• _Given task_:
Working from the top of the listing below, retype each line through the line containing "0.12, 0.01, 0, 0];", both included, with no pictures.
— begin Supplied material —
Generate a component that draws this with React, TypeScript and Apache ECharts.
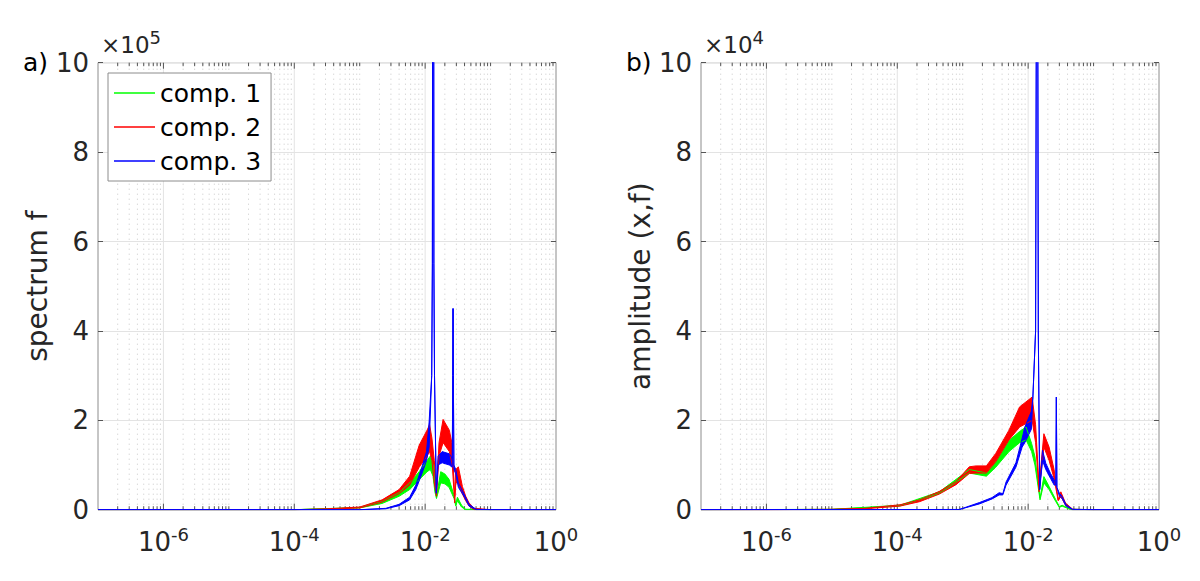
import React, { useEffect, useRef } from "react";
import * as echarts from "echarts";

// ---------------- Panel a) spectrum f (values in units of 1e5) ----------------
const A_C1_F = [1e-7, 1e-4, 1e-3, 2.2e-3, 4.0e-3, 5.8e-3, 8.1e-3, 0.0107, 0.012, 0.0132, 0.0141, 0.0149, 0.0173, 0.02, 0.0232, 0.0277, 0.0294, 0.0311, 0.036, 0.0417, 0.1, 1];
const A_C1_LO = [0, 0, 0.04, 0.14, 0.3, 0.45, 0.67, 0.85, 0.9, 0.75, 0.4, 0.25, 0.6, 0.58, 0.5, 0.25, 0.08, 0.2, 0.06, 0, 0, 0];
const A_C1_HI = [0, 0, 0.05, 0.18, 0.38, 0.6, 0.85, 1.1, 1.2, 1.0, 0.6, 0.3, 0.85, 0.8, 0.68, 0.32, 0.12, 0.28, 0.1, 0.01, 0, 0];

const A_C2_F = [1e-7, 1e-4, 3.2e-4, 1e-3, 2.2e-3, 4.0e-3, 5.8e-3, 8.1e-3, 0.0107, 0.0117, 0.0127, 0.0138, 0.0149, 0.0163, 0.0188, 0.0234, 0.026, 0.0283, 0.0294, 0.0322, 0.0371, 0.0417, 0.0469, 0.0559, 0.1, 1];
const A_C2_LO = [0, 0, 0.01, 0.04, 0.17, 0.36, 0.55, 0.95, 1.2, 1.3, 1.1, 0.6, 0.3, 1.2, 1.5, 1.3, 1.0, 0.15, 0.6, 0.6, 0.35, 0.2, 0.08, 0, 0, 0];
const A_C2_HI = [0, 0, 0.02, 0.06, 0.22, 0.45, 0.75, 1.44, 1.78, 1.9, 1.6, 1.1, 0.4, 1.5, 2.02, 1.78, 1.45, 0.3, 0.9, 0.96, 0.52, 0.3, 0.15, 0.03, 0, 0];

const A_C3_F = [1e-7, 1e-3, 2.5e-3, 4.0e-3, 5.8e-3, 7.2e-3, 8.9e-3, 0.0105, 0.0115, 0.0126, 0.0129, 0.0133, 0.0136, 0.0139, 0.0148, 0.0158, 0.0182, 0.0234, 0.026, 0.0264, 0.0267, 0.027, 0.0275, 0.0294, 0.0322, 0.04, 0.0469, 0.06, 0.1, 1];
const A_C3_LO = [0, 0, 0.02, 0.09, 0.22, 0.45, 0.8, 1.1, 1.4, 3.0, 5.5, 30, 5.5, 3.0, 0.37, 1.0, 1.05, 1.0, 0.95, 3.0, 4.5, 3.0, 0.9, 0.8, 0.5, 0.28, 0.08, 0, 0, 0];
const A_C3_HI = [0, 0, 0.03, 0.12, 0.28, 0.55, 0.95, 1.3, 1.96, 3.0, 5.5, 30, 5.5, 3.0, 0.37, 1.2, 1.3, 1.25, 1.15, 3.0, 4.5, 3.0, 1.0, 0.9, 0.6, 0.33, 0.12, 0.01, 0, 0];

// ---------------- Panel b) amplitude (x,f) (values in units of 1e4) ----------------
const B_C1_F = [1e-7, 1e-5, 1.1e-4, 4.4e-4, 1.26e-3, 2.3e-3, 3.2e-3, 5.1e-3, 7.4e-3, 0.0093, 0.0113, 0.0127, 0.0152, 0.0174, 0.0209, 0.0265, 0.03, 0.033, 0.045, 0.1, 1];
const B_C1_LO = [0, 0.006, 0.085, 0.36, 0.82, 0.75, 0.95, 1.3, 1.5, 1.56, 1.3, 1.0, 0.22, 0.6, 0.45, 0.18, 0.05, 0.08, 0, 0, 0];
const B_C1_HI = [0, 0.008, 0.1, 0.4, 0.9, 0.82, 1.07, 1.55, 1.75, 1.85, 1.48, 1.19, 0.26, 0.74, 0.52, 0.22, 0.07, 0.1, 0.01, 0, 0];

const B_C2_F = [1e-7, 1e-6, 1e-5, 3.2e-5, 1.1e-4, 2.2e-4, 4.4e-4, 7.9e-4, 1.26e-3, 1.6e-3, 2.3e-3, 3.2e-3, 5.1e-3, 7.4e-3, 0.01, 0.0115, 0.013, 0.0147, 0.0174, 0.0209, 0.0249, 0.0288, 0.0316, 0.0372, 0.048, 0.1, 1];
const B_C2_LO = [0, 0, 0.005, 0.02, 0.08, 0.18, 0.35, 0.56, 0.81, 0.82, 0.82, 1.07, 1.56, 1.85, 1.95, 2.0, 1.5, 0.4, 1.4, 1.1, 0.7, 0.2, 0.3, 0.1, 0, 0, 0];
const B_C2_HI = [0, 0, 0.01, 0.03, 0.11, 0.22, 0.41, 0.63, 0.96, 0.98, 0.98, 1.26, 1.78, 2.3, 2.45, 2.52, 1.9, 0.52, 1.7, 1.4, 0.9, 0.22, 0.4, 0.15, 0.01, 0, 0];

const B_C3_F = [1e-7, 8.9e-4, 1.8e-3, 2.8e-3, 3.6e-3, 4.1e-3, 4.6e-3, 6.5e-3, 8.1e-3, 8.9e-3, 0.0112, 0.0118, 0.013, 0.0134, 0.0137, 0.014, 0.0143, 0.015, 0.0166, 0.0186, 0.022, 0.025, 0.0265, 0.027, 0.0275, 0.03, 0.033, 0.038, 0.048, 0.1, 1];
const B_C3_LO = [0, 0.005, 0.13, 0.24, 0.33, 0.33, 0.55, 0.95, 1.4, 1.5, 1.8, 2.5, 4.0, 12, 30, 12, 4.0, 0.45, 1.1, 0.9, 0.7, 0.55, 0.55, 2.52, 0.5, 0.3, 0.25, 0.08, 0, 0, 0];
const B_C3_HI = [0, 0.005, 0.16, 0.27, 0.38, 0.36, 0.62, 1.05, 1.6, 1.85, 2.2, 2.5, 4.0, 12, 30, 12, 4.0, 0.45, 1.33, 1.04, 0.81, 0.67, 0.55, 2.52, 0.5, 0.37, 0.3, 0.11, 0.01, 0, 0];

// ---------------- Labels ----------------
const LEGEND_NAMES = ["comp. 1", "comp. 2", "comp. 3"];
const COLORS = ["#00ff00", "#ff0000", "#0000ff"];
const PANEL_LABELS = ["a)", "b)"];
const Y_NAMES = ["spectrum f", "amplitude (x,f)"];
const Y_EXPONENTS = ["5", "4"];
const X_MIN = 1e-7;
const X_MAX = 1;
const Y_MIN = 0;
const Y_MAX = 10;
const Y_STEP = 2;

const FONT = "DejaVu Sans";
const TEXT = "#262626";
const BOX = "#8c8c8c";

const PANELS = [
  {
    comps: [
      [A_C1_F, A_C1_LO, A_C1_HI],
      [A_C2_F, A_C2_LO, A_C2_HI],
      [A_C3_F, A_C3_LO, A_C3_HI],
    ],
  },
  {
    comps: [
      [B_C1_F, B_C1_LO, B_C1_HI],
      [B_C2_F, B_C2_LO, B_C2_HI],
      [B_C3_F, B_C3_LO, B_C3_HI],
    ],
  },
];

const GRID_LEFT = [98, 701];
const GRID_TOP = 62.7;
const GRID_W = 458;
const GRID_H = 447;

function buildOption() {
  const grids: any[] = [];
  const xAxes: any[] = [];
  const yAxes: any[] = [];
  const series: any[] = [];
  const graphic: any[] = [];

  // minor/major vertical grid positions (log decades)
  const gridVals: number[][] = [];
  for (let k = -7; k <= -1; k++) {
    for (let m = 1; m <= 9; m++) {
      if (k === -7 && m === 1) continue;
      const major = m === 1 && k % 2 === 0 ? 1 : 0;
      gridVals.push([m * Math.pow(10, k), major]);
    }
  }

  PANELS.forEach((p, i) => {
    grids.push({
      left: GRID_LEFT[i],
      top: GRID_TOP,
      width: GRID_W,
      height: GRID_H,
      show: true,
      borderColor: BOX,
      borderWidth: 1,
      backgroundColor: "transparent",
    });
    xAxes.push({
      type: "log",
      logBase: 10,
      gridIndex: i,
      min: X_MIN,
      max: X_MAX,
      axisLine: { show: false },
      axisTick: { show: false },
      splitLine: { show: false },
      axisLabel: {
        margin: 16,
        color: TEXT,
        formatter: (v: number) => {
          const e = Math.round(Math.log10(v));
          return e % 2 === 0 ? `{b|10}{s|${e}}` : "";
        },
        rich: {
          b: { fontSize: 26, fontFamily: FONT, color: TEXT },
          s: { fontSize: 18, fontFamily: FONT, color: TEXT, padding: [0, 0, 15, 0] },
        },
      },
    });
    yAxes.push({
      type: "value",
      gridIndex: i,
      position: "left",
      min: Y_MIN,
      max: Y_MAX,
      interval: Y_STEP,
      axisLine: { show: false },
      axisTick: { show: true, inside: true, length: 5, lineStyle: { color: "#555" } },
      axisLabel: { margin: 9, fontSize: 26, fontFamily: FONT, color: TEXT },
      splitLine: { show: true, lineStyle: { color: "#e3e3e3", width: 1 } },
      name: Y_NAMES[i],
      nameLocation: "middle",
      nameGap: 47,
      nameTextStyle: { fontSize: 28, fontFamily: FONT, color: TEXT },
    });
    yAxes.push({
      type: "value",
      gridIndex: i,
      position: "right",
      min: Y_MIN,
      max: Y_MAX,
      interval: Y_STEP,
      axisLine: { show: false },
      axisTick: { show: true, inside: true, length: 5, lineStyle: { color: "#555" } },
      axisLabel: { show: false },
      splitLine: { show: false },
    });

    // grid lines + log ticks
    series.push({
      type: "custom",
      xAxisIndex: i,
      yAxisIndex: i * 2,
      silent: true,
      data: gridVals,
      encode: { x: 0, y: 1 },
      renderItem: (_params: any, api: any) => {
        const v = api.value(0);
        const major = api.value(1) === 1;
        const b = api.coord([v, Y_MIN]);
        const t = api.coord([v, Y_MAX]);
        const len = major ? 6 : 3.5;
        return {
          type: "group",
          children: [
            {
              type: "line",
              shape: { x1: b[0], y1: b[1], x2: t[0], y2: t[1] },
              style: major
                ? { stroke: "#e3e3e3", lineWidth: 1 }
                : { stroke: "#c8c8c8", lineWidth: 1, lineDash: [1, 4] },
            },
            {
              type: "line",
              shape: { x1: b[0], y1: b[1], x2: b[0], y2: b[1] - len },
              style: { stroke: "#555", lineWidth: 1 },
            },
            {
              type: "line",
              shape: { x1: t[0], y1: t[1], x2: t[0], y2: t[1] + len },
              style: { stroke: "#555", lineWidth: 1 },
            },
          ],
        };
      },
    });

    p.comps.forEach((c, j) => {
      const [F, LO, HI] = c as number[][];
      const color = COLORS[j];
      // filled band between the lower and upper envelopes of the noisy spectrum
      series.push({
        type: "custom",
        name: `_band_${i}_${j}`,
        xAxisIndex: i,
        yAxisIndex: i * 2,
        silent: true,
        data: F.map((f, k) => [f, LO[k], HI[k]]),
        encode: { x: 0, y: [1, 2] },
        renderItem: (params: any, api: any) => {
          if (params.dataIndexInside !== 0) return null;
          const n = params.dataInsideLength;
          const top = params.coordSys.y;
          const up: number[][] = [];
          const dn: number[][] = [];
          for (let k = 0; k < n; k++) {
            const x = api.value(0, k);
            const a = api.coord([x, api.value(2, k)]);
            const b = api.coord([x, api.value(1, k)]);
            up.push([a[0], Math.max(a[1], top)]);
            dn.push([b[0], Math.max(b[1], top)]);
          }
          const pts = up.concat(dn.reverse());
          return { type: "polygon", shape: { points: pts }, style: { fill: color, stroke: null } };
        },
      });
      series.push({
        type: "line",
        name: `_lower_${i}_${j}`,
        xAxisIndex: i,
        yAxisIndex: i * 2,
        data: F.map((f, k) => [f, LO[k]]),
        showSymbol: false,
        symbol: "none",
        silent: true,
        color,
        itemStyle: { color },
        lineStyle: { color, width: 1 },
      });
      series.push({
        type: "line",
        name: LEGEND_NAMES[j],
        xAxisIndex: i,
        yAxisIndex: i * 2,
        data: F.map((f, k) => [f, HI[k]]),
        showSymbol: false,
        symbol: "none",
        silent: true,
        color,
        itemStyle: { color },
        lineStyle: { color, width: 1 },
      });
    });

    graphic.push({
      type: "text",
      x: GRID_LEFT[i] - 75,
      y: GRID_TOP,
      style: {
        text: PANEL_LABELS[i],
        fontSize: 25,
        fontFamily: FONT,
        fill: "#000",
        verticalAlign: "middle",
        textVerticalAlign: "middle",
      },
    });
    graphic.push({
      type: "text",
      x: GRID_LEFT[i] + 3,
      y: GRID_TOP - 18,
      style: {
        text: `{a|×10}{b|${Y_EXPONENTS[i]}}`,
        fill: TEXT,
        verticalAlign: "middle",
        textVerticalAlign: "middle",
        rich: {
          a: { fontSize: 23, fontFamily: FONT, fill: TEXT, color: TEXT },
          b: { fontSize: 18, fontFamily: FONT, fill: TEXT, color: TEXT, padding: [0, 0, 14, 0] },
        },
      },
    });
  });

  return {
    animation: false,
    backgroundColor: "#ffffff",
    grid: grids,
    xAxis: xAxes,
    yAxis: yAxes,
    legend: {
      data: LEGEND_NAMES,
      orient: "vertical",
      left: 108,
      top: 73,
      icon: "rect",
      itemWidth: 41,
      itemHeight: 1.5,
      itemGap: 8,
      padding: [7, 10, 7, 6],
      backgroundColor: "#ffffff",
      borderColor: BOX,
      borderWidth: 1,
      borderRadius: 0,
      selectedMode: false,
      textStyle: { fontSize: 25, fontFamily: FONT, color: "#000", lineHeight: 26 },
    },
    graphic,
    series,
  };
}

export default function App() {
  const ref = useRef<HTMLDivElement>(null);
  useEffect(() => {
    if (!ref.current) return;
    const chart = echarts.init(ref.current, null, { renderer: "svg" });
    chart.setOption(buildOption() as any);
    return () => chart.dispose();
  }, []);
  return (
    <div
      ref={ref}
      style={{ position: "fixed", left: 0, top: 0, width: 1200, height: 581, background: "#fff" }}
    />
  );
}
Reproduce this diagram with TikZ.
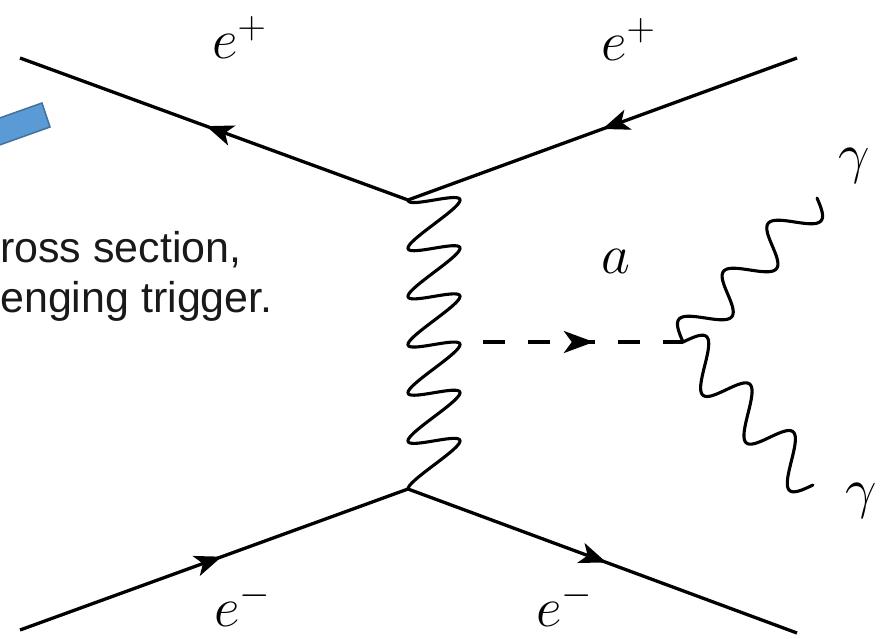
\RequirePackage{fix-cm}
\documentclass[tikz,border=0pt]{standalone}
\usepackage{fontspec}
\newfontfamily\slidefont{Liberation Sans}
\usetikzlibrary{arrows.meta,decorations.markings,calc}
% wavy photon: start, end, canvas offset x, canvas offset y, profile in \t
\newcommand\photonwave[5]{%
  \draw[photon] let \p1=(#1), \p2=(#2) in
    plot[variable=\t, domain=0:1, samples=361, smooth]
    ({\x1+\t*(\x2-\x1)+(#3)*(#5)}, {\y1+\t*(\y2-\y1)+(#4)*(#5)});}
\definecolor{shapefill}{RGB}{91,155,213}
\definecolor{shapeedge}{RGB}{65,113,156}
\begin{document}
\begin{tikzpicture}[x=1pt,y=-1pt,
  fermion/.style={line width=3.3pt, postaction={decorate},
    decoration={markings, mark=at position #1 with {\arrow{Stealth[length=27pt,width=21pt,inset=7pt]}}}},
  fermion/.default=0.52,
  photon/.style={line width=3.1pt, line join=round, line cap=round},
  scalar/.style={line width=3.1pt, dash pattern=on 22pt off 23pt, dash phase=22pt, postaction={decorate},
    decoration={markings, mark=at position 0.6 with {\arrow{Stealth[length=30pt,width=22pt,inset=8pt]}}}},
  lbl/.style={anchor=base west, inner sep=0pt, font=\fontsize{56}{60}\selectfont},
  slide/.style={anchor=base west, inner sep=0pt, font=\slidefont\fontsize{43}{50}\selectfont, text=black!90}
]
\fill[white] (0,0) rectangle (893,639);
\useasboundingbox (0,0) rectangle (893,639);

% blue shape (partly off the left edge)
\filldraw[fill=shapefill, draw=shapeedge, line width=1.5pt]
  (-6,120) -- (42,103) -- (50,127) -- (-6,147) -- cycle;

% slide text, cut at the left edge
\node[slide] (t1) at (0,262) {ross section,};
\node[slide] (t2) at (0,312) {enging trigger.};

% vertices and end points
\coordinate (v1) at (408,200);
\coordinate (v2) at (408,489);
\coordinate (tl) at (20,58);
\coordinate (tr) at (797,58);
\coordinate (bl) at (20,630);
\coordinate (br) at (797,633);
\coordinate (w)  at (460,342);
\coordinate (v3) at (683,342);
\coordinate (g1) at (817,198);
\coordinate (g2) at (813,485);

% fermion lines
\draw[fermion] (v1) -- (tl);
\draw[fermion=0.5] (tr) -- (v1);
\draw[fermion] (bl) -- (v2);
\draw[fermion=0.51] (v2) -- (br);

% photons
\photonwave{v1}{v2}{26pt}{12pt}{1-cos(2160*\t)}
\photonwave{v3}{g1}{-15pt}{11pt}{sin(1080*\t)}
\photonwave{v3}{g2}{13pt}{17pt}{sin(1080*\t)}

% axion (dashed)
\draw[scalar] (w) -- (v3);

% labels
\node[lbl] (l1) at (212,59) {$e^+$};
\node[lbl] (l2) at (601,61) {$e^+$};
\node[lbl] (l3) at (214,626) {$e^-$};
\node[lbl] (l4) at (536,626) {$e^-$};
\node[lbl] (la) at (601,273) {$a$};
\node[lbl] (lg1) at (838,172) {$\gamma$};
\node[lbl] (lg2) at (845,507) {$\gamma$};
\end{tikzpicture}
\end{document}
— end Supplied material —
• _Solution_:
Generate a component that draws this with React, TypeScript and Apache ECharts.
import React, { useEffect, useRef } from "react";
import * as echarts from "echarts";

// ---------------- Panel a) spectrum f (values in units of 1e5) ----------------
const A_C1_F = [1e-7, 1e-4, 1e-3, 2.2e-3, 4.0e-3, 5.8e-3, 8.1e-3, 0.0107, 0.012, 0.0132, 0.0141, 0.0149, 0.0173, 0.02, 0.0232, 0.0277, 0.0294, 0.0311, 0.036, 0.0417, 0.1, 1];
const A_C1_LO = [0, 0, 0.04, 0.14, 0.3, 0.45, 0.67, 0.85, 0.9, 0.75, 0.4, 0.25, 0.6, 0.58, 0.5, 0.25, 0.08, 0.2, 0.06, 0, 0, 0];
const A_C1_HI = [0, 0, 0.05, 0.18, 0.38, 0.6, 0.85, 1.1, 1.2, 1.0, 0.6, 0.3, 0.85, 0.8, 0.68, 0.32, 0.12, 0.28, 0.1, 0.01, 0, 0];

const A_C2_F = [1e-7, 1e-4, 3.2e-4, 1e-3, 2.2e-3, 4.0e-3, 5.8e-3, 8.1e-3, 0.0107, 0.0117, 0.0127, 0.0138, 0.0149, 0.0163, 0.0188, 0.0234, 0.026, 0.0283, 0.0294, 0.0322, 0.0371, 0.0417, 0.0469, 0.0559, 0.1, 1];
const A_C2_LO = [0, 0, 0.01, 0.04, 0.17, 0.36, 0.55, 0.95, 1.2, 1.3, 1.1, 0.6, 0.3, 1.2, 1.5, 1.3, 1.0, 0.15, 0.6, 0.6, 0.35, 0.2, 0.08, 0, 0, 0];
const A_C2_HI = [0, 0, 0.02, 0.06, 0.22, 0.45, 0.75, 1.44, 1.78, 1.9, 1.6, 1.1, 0.4, 1.5, 2.02, 1.78, 1.45, 0.3, 0.9, 0.96, 0.52, 0.3, 0.15, 0.03, 0, 0];

const A_C3_F = [1e-7, 1e-3, 2.5e-3, 4.0e-3, 5.8e-3, 7.2e-3, 8.9e-3, 0.0105, 0.0115, 0.0126, 0.0129, 0.0133, 0.0136, 0.0139, 0.0148, 0.0158, 0.0182, 0.0234, 0.026, 0.0264, 0.0267, 0.027, 0.0275, 0.0294, 0.0322, 0.04, 0.0469, 0.06, 0.1, 1];
const A_C3_LO = [0, 0, 0.02, 0.09, 0.22, 0.45, 0.8, 1.1, 1.4, 3.0, 5.5, 30, 5.5, 3.0, 0.37, 1.0, 1.05, 1.0, 0.95, 3.0, 4.5, 3.0, 0.9, 0.8, 0.5, 0.28, 0.08, 0, 0, 0];
const A_C3_HI = [0, 0, 0.03, 0.12, 0.28, 0.55, 0.95, 1.3, 1.96, 3.0, 5.5, 30, 5.5, 3.0, 0.37, 1.2, 1.3, 1.25, 1.15, 3.0, 4.5, 3.0, 1.0, 0.9, 0.6, 0.33, 0.12, 0.01, 0, 0];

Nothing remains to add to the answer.